- Analytics is not BI
Analytics is serviceably defined by wikipedia but this does not really do justice to the potential of a properly established analytics environment. To paraphrase Donald Rumsfeld BI deals with “known knowns” whereas analytics (at its most exciting) deals with “known unknowns” – that is, as data scientists, we know what we don’t know.
Let me illustrate.
It is important to measure new meter connections, where they are occurring and at what rate they are occurring. This is a well defined measure and can easily be translated into regular report with well defined metrics (e.g. how many, time from request to connection, breakdown by geography, meter type, etc). This is BI.
If however we don’t know why connections are growing or if they appear flat but if fact we suspect some classes are growing while others are shrinking so that the net effect is flat growth; or that consumption is changing (as it is in many parts of the country) and this this may somehow be linked to new connections. This is analytics.
- Analytics is a business function; not an IT function
Well, not always but usually. When I started in this field about ten years ago nobody really knew what to do with our team. We were originally part of a project team implementing a large scale CRM system. We were deeply technical when it came to understanding customer data but we weren’t part of IT. We were a “reporting” team but we were also data cube, database and web developers. There was no process for us to have access to a development environment outside of the IT department so we built our own (we bought our own server from Harvey Norman and when we had to move offices we wheeled it across the road on an office chair). We built our own statistical models to allocate sales because the system had not been built to recognise sales when they appeared in the product system. And eventually we started using the data to built predictive models and customer segmentation.

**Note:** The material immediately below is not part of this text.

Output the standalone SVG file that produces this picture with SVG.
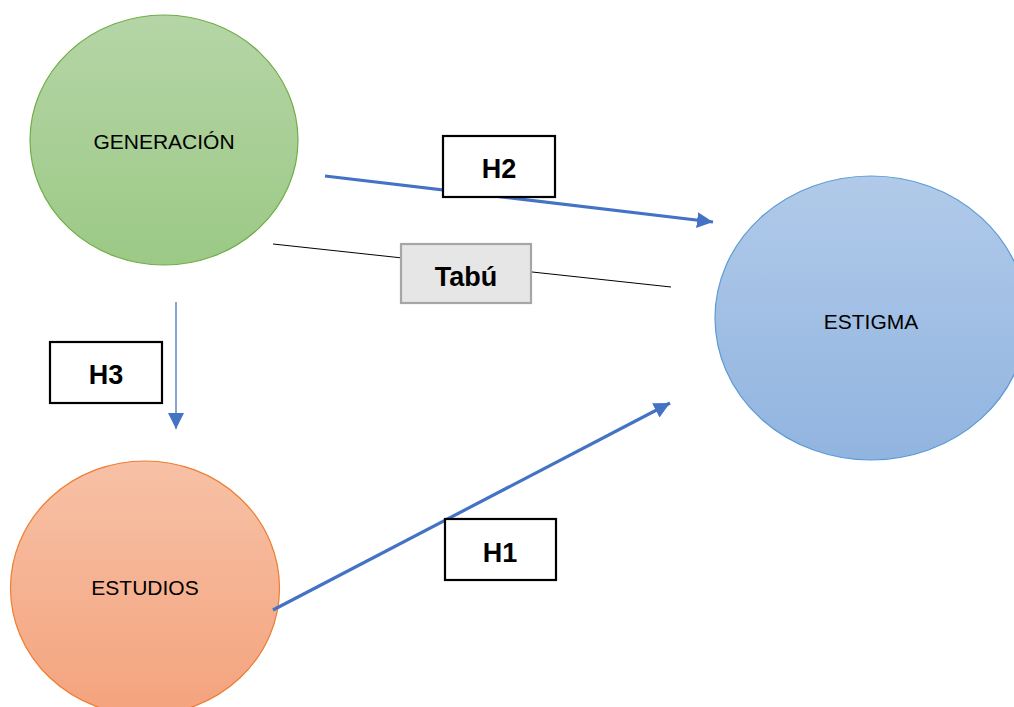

To begin with I think IT saw us as a threat to the safe running of “the system”, but over time we were accepted as a special case. It is true that to this day for an organisation to be truly competitive in analytics it must recognise the analytics teams embedded within the business are deeply technical and need to be treated as a special class of super user.
- Analytics is Agile
This is not a new idea. The best analytics outcomes are performed by small cross functional groups that cover data manipulation, data mining, machine learning and subject matter expertise. The groups are usually small because analytics developed is investigative and generally not hypothesis driven (or if there are hypotheses then there may be many competing ones which need to be tested), and the outputs of very complex analysis can often be disarmingly simple algorithms. It has not been usual for months of development to produce less than 20 lines of code.
- Analytics needs lots of data
Analytics thrives on lots of available data but its not used all of the time. When we are asked about what data we require, the trite answer is “give us everything”. The reason is that results can be biased if only built on part of the data record. That’s not to say that all of the data is used all of the time but a competent analyst will always know what has been excluded or how the data may have been sampled or summarised. For example, we spend a lot of time deciding on whether to treat missing data as null, zero or replace it in some way and the answer is always different depending on the project. In the age of smart grid data where datasets are very large (I have recently seen a ten terabyte table) an analytics environment should regularly build data samples for analytical use (properly randomised of course in consultation with analytics users).
- Analytics takes care of the “T” in ETL
Analytics teams like to take control of the “Transform” part of the ETL process, especially of the transform step involved summarisation or some other change to the data. Because data mining processes can pick up very subtle signals in the data, small changes to the data can lead to bad models being produced, and sometimes the what is considered bad data is an effect of interest to the data miner. For example, “bad” SCADA readings need to be removed from the dataset in order to develop accurate forecasts but the same bad data may be of interest in the building of asset failure models.
- Nothing grows in a sterile garden; don’t over-cleanse your analytics datasets
All raw data is dirty: missing records, poor data entry, mysterious analogue readings get digitised. But as in the example above, dirty data can be a signal worth investigating. Also, because models can be sensitive to outliers the data miner likes to have control over the definition of outlier and it is often a relative measure. If outliers have already been removed then this can cause valid records to be discarded in further outlier removal processes. Of course this needs to be balanced against the possibility that dirty data may lead to false conclusions especially with less experienced analytics users. So the right balance needs to be found but this does not always mean that cleaner is better.
- Be aware of who is doing analytics in your organisation
Because analytics is a technical function but it is embedded in business units and because it is agile by nature, analytics can be a very rapid way to develop value metrics for large system changes. It is good to know who is doing what as this may provide tangible evidence of business value. In most organisations that are doing some analytics, it tends to be in pockets throughout the organisation so it may not be immediately obvious who is doing what and how that might support IT business cases.